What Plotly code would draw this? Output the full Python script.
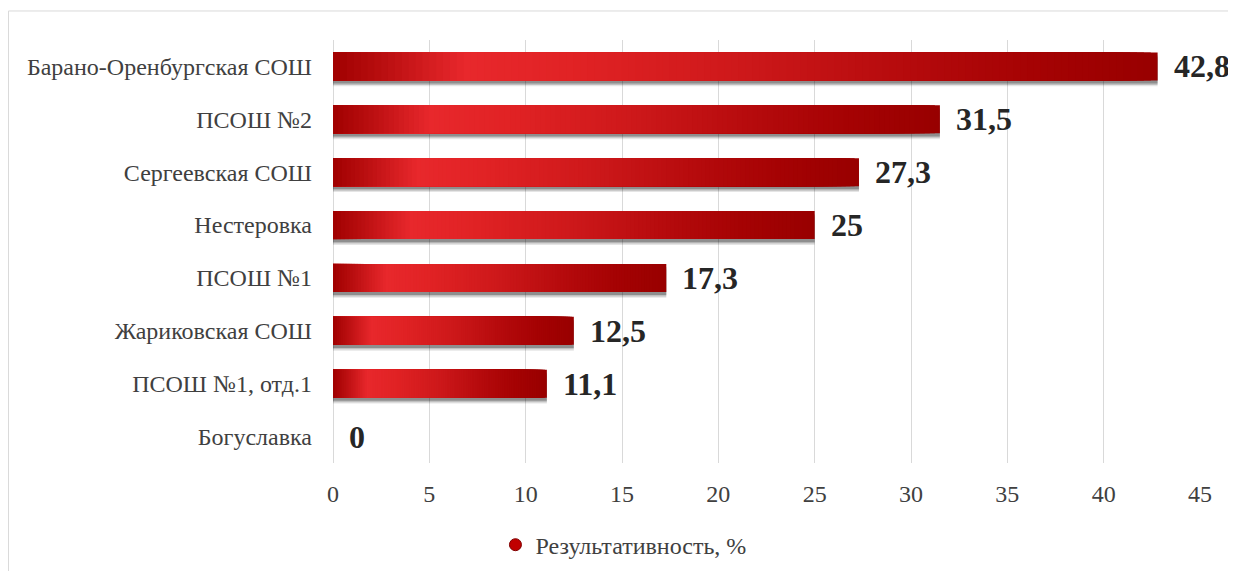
import plotly.graph_objects as go

# data
schools = [
    "Барано-Оренбургская СОШ",
    "ПСОШ №2",
    "Сергеевская СОШ",
    "Нестеровка",
    "ПСОШ №1",
    "Жариковская СОШ",
    "ПСОШ №1, отд.1",
    "Богуславка",
]
results = [42.8, 31.5, 27.3, 25, 17.3, 12.5, 11.1, 0]
series_name = "Результативность, %"
x_ticks = [0, 5, 10, 15, 20, 25, 30, 35, 40, 45]

# gradient along each bar: (fraction of length, rgb)
grad_stops = [
    (0.00, (160, 0, 0)),
    (0.06, (185, 14, 16)),
    (0.16, (232, 40, 44)),
    (0.30, (224, 34, 36)),
    (0.50, (205, 24, 26)),
    (0.70, (180, 10, 12)),
    (0.85, (165, 2, 3)),
    (1.00, (152, 0, 0)),
]
N_SEG = 120
BAR_W = 0.53
FONT = "Liberation Serif, Times New Roman, serif"


def grad_color(t):
    for (t0, c0), (t1, c1) in zip(grad_stops, grad_stops[1:]):
        if t <= t1:
            k = (t - t0) / (t1 - t0) if t1 > t0 else 0
            return "rgb(%d,%d,%d)" % tuple(round(a + (b - a) * k) for a, b in zip(c0, c1))
    return "rgb(%d,%d,%d)" % grad_stops[-1][1]


fig = go.Figure()

# soft drop shadow under each bar
for shift, alpha in [(0.11, 0.10), (0.085, 0.16), (0.06, 0.26)]:
    fig.add_trace(go.Bar(
        y=schools, x=results, orientation="h", width=BAR_W,
        offset=-BAR_W / 2 + shift,
        marker=dict(color=f"rgba(0,0,0,{alpha})", line_width=0),
        showlegend=False, hoverinfo="skip",
    ))

# gradient: longest (right-end colour) first, shorter ones painted over it
for i in range(N_SEG):
    frac = 1 - i / N_SEG
    fig.add_trace(go.Bar(
        y=schools, x=[v * frac for v in results], orientation="h", width=BAR_W,
        marker=dict(color=grad_color(frac - 0.5 / N_SEG), line_width=0),
        showlegend=False, hoverinfo="skip",
    ))

# legend entry (sphere-like dot)
fig.add_trace(go.Scatter(
    x=[None], y=[None], mode="markers", name=series_name,
    marker=dict(symbol="circle", size=12, color="#c00000",
                line=dict(color="#800000", width=1)),
))

for s, v in zip(schools, results):
    fig.add_annotation(
        x=v, y=s, text=f"{v:g}".replace(".", ","), showarrow=False,
        xanchor="left", xshift=14,
        font=dict(family=FONT, size=32, color="#262626", weight="bold"),
    )

# page number, cut off at the top as in the source
fig.add_annotation(
    xref="paper", yref="paper", x=0.335, y=1.059, text="39", showarrow=False,
    xanchor="center", yanchor="bottom", font=dict(family=FONT, size=24, color="#262626"),
)

# outer frame of the pasted chart
fig.add_shape(
    type="rect", xref="paper", yref="paper",
    x0=-0.3743, y0=-0.3, x1=1.2, y1=1.0686,
    line=dict(color="#d9d9d9", width=1), fillcolor="rgba(0,0,0,0)", layer="below",
)

fig.update_layout(
    width=1228, height=563,
    barmode="overlay",
    paper_bgcolor="white", plot_bgcolor="white",
    font=dict(family=FONT, size=24, color="#404040"),
    margin=dict(l=325, r=36, t=32, b=108, autoexpand=False),
    xaxis=dict(
        range=[0, 45], tickvals=x_ticks, showgrid=True, gridcolor="#d9d9d9",
        gridwidth=1, zeroline=True, zerolinecolor="#d9d9d9", zerolinewidth=1,
        showline=False, ticks="", ticklabelstandoff=14,
        tickfont=dict(size=24, color="#404040"),
    ),
    yaxis=dict(
        autorange="reversed", showgrid=False, showline=False, ticks="",
        ticklabelstandoff=20, tickfont=dict(size=24, color="#404040"),
    ),
    legend=dict(
        orientation="h", x=0.335, xanchor="center",
        yref="container", y=0.046, yanchor="middle",
        font=dict(size=24, color="#404040"),
    ),
    showlegend=True,
)

fig.write_html("out.html")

**What the task asks:** Reproduce all of the data exactly, omitting each picture it holds.

**Answer to the exercise:**
What Plotly code would draw this? Output the full Python script.
import plotly.graph_objects as go

# data
schools = [
    "Барано-Оренбургская СОШ",
    "ПСОШ №2",
    "Сергеевская СОШ",
    "Нестеровка",
    "ПСОШ №1",
    "Жариковская СОШ",
    "ПСОШ №1, отд.1",
    "Богуславка",
]
results = [42.8, 31.5, 27.3, 25, 17.3, 12.5, 11.1, 0]
series_name = "Результативность, %"
x_ticks = [0, 5, 10, 15, 20, 25, 30, 35, 40, 45]

# gradient along each bar: (fraction of length, rgb)
grad_stops = [
    (0.00, (160, 0, 0)),
    (0.06, (185, 14, 16)),
    (0.16, (232, 40, 44)),
    (0.30, (224, 34, 36)),
    (0.50, (205, 24, 26)),
    (0.70, (180, 10, 12)),
    (0.85, (165, 2, 3)),
    (1.00, (152, 0, 0)),
]
N_SEG = 120
BAR_W = 0.53
FONT = "Liberation Serif, Times New Roman, serif"


def grad_color(t):
    for (t0, c0), (t1, c1) in zip(grad_stops, grad_stops[1:]):
        if t <= t1:
            k = (t - t0) / (t1 - t0) if t1 > t0 else 0
            return "rgb(%d,%d,%d)" % tuple(round(a + (b - a) * k) for a, b in zip(c0, c1))
    return "rgb(%d,%d,%d)" % grad_stops[-1][1]


fig = go.Figure()

# soft drop shadow under each bar
for shift, alpha in [(0.11, 0.10), (0.085, 0.16), (0.06, 0.26)]:
    fig.add_trace(go.Bar(
        y=schools, x=results, orientation="h", width=BAR_W,
        offset=-BAR_W / 2 + shift,
        marker=dict(color=f"rgba(0,0,0,{alpha})", line_width=0),
        showlegend=False, hoverinfo="skip",
    ))

# gradient: longest (right-end colour) first, shorter ones painted over it
for i in range(N_SEG):
    frac = 1 - i / N_SEG
    fig.add_trace(go.Bar(
        y=schools, x=[v * frac for v in results], orientation="h", width=BAR_W,
        marker=dict(color=grad_color(frac - 0.5 / N_SEG), line_width=0),
        showlegend=False, hoverinfo="skip",
    ))

# legend entry (sphere-like dot)
fig.add_trace(go.Scatter(
    x=[None], y=[None], mode="markers", name=series_name,
    marker=dict(symbol="circle", size=12, color="#c00000",
                line=dict(color="#800000", width=1)),
))

for s, v in zip(schools, results):
    fig.add_annotation(
        x=v, y=s, text=f"{v:g}".replace(".", ","), showarrow=False,
        xanchor="left", xshift=14,
        font=dict(family=FONT, size=32, color="#262626", weight="bold"),
    )

# page number, cut off at the top as in the source
fig.add_annotation(
    xref="paper", yref="paper", x=0.335, y=1.059, text="39", showarrow=False,
    xanchor="center", yanchor="bottom", font=dict(family=FONT, size=24, color="#262626"),
)

# outer frame of the pasted chart
fig.add_shape(
    type="rect", xref="paper", yref="paper",
    x0=-0.3743, y0=-0.3, x1=1.2, y1=1.0686,
    line=dict(color="#d9d9d9", width=1), fillcolor="rgba(0,0,0,0)", layer="below",
)

fig.update_layout(
    width=1228, height=563,
    barmode="overlay",
    paper_bgcolor="white", plot_bgcolor="white",
    font=dict(family=FONT, size=24, color="#404040"),
    margin=dict(l=325, r=36, t=32, b=108, autoexpand=False),
    xaxis=dict(
        range=[0, 45], tickvals=x_ticks, showgrid=True, gridcolor="#d9d9d9",
        gridwidth=1, zeroline=True, zerolinecolor="#d9d9d9", zerolinewidth=1,
        showline=False, ticks="", ticklabelstandoff=14,
        tickfont=dict(size=24, color="#404040"),
    ),
    yaxis=dict(
        autorange="reversed", showgrid=False, showline=False, ticks="",
        ticklabelstandoff=20, tickfont=dict(size=24, color="#404040"),
    ),
    legend=dict(
        orientation="h", x=0.335, xanchor="center",
        yref="container", y=0.046, yanchor="middle",
        font=dict(size=24, color="#404040"),
    ),
    showlegend=True,
)

fig.write_html("out.html")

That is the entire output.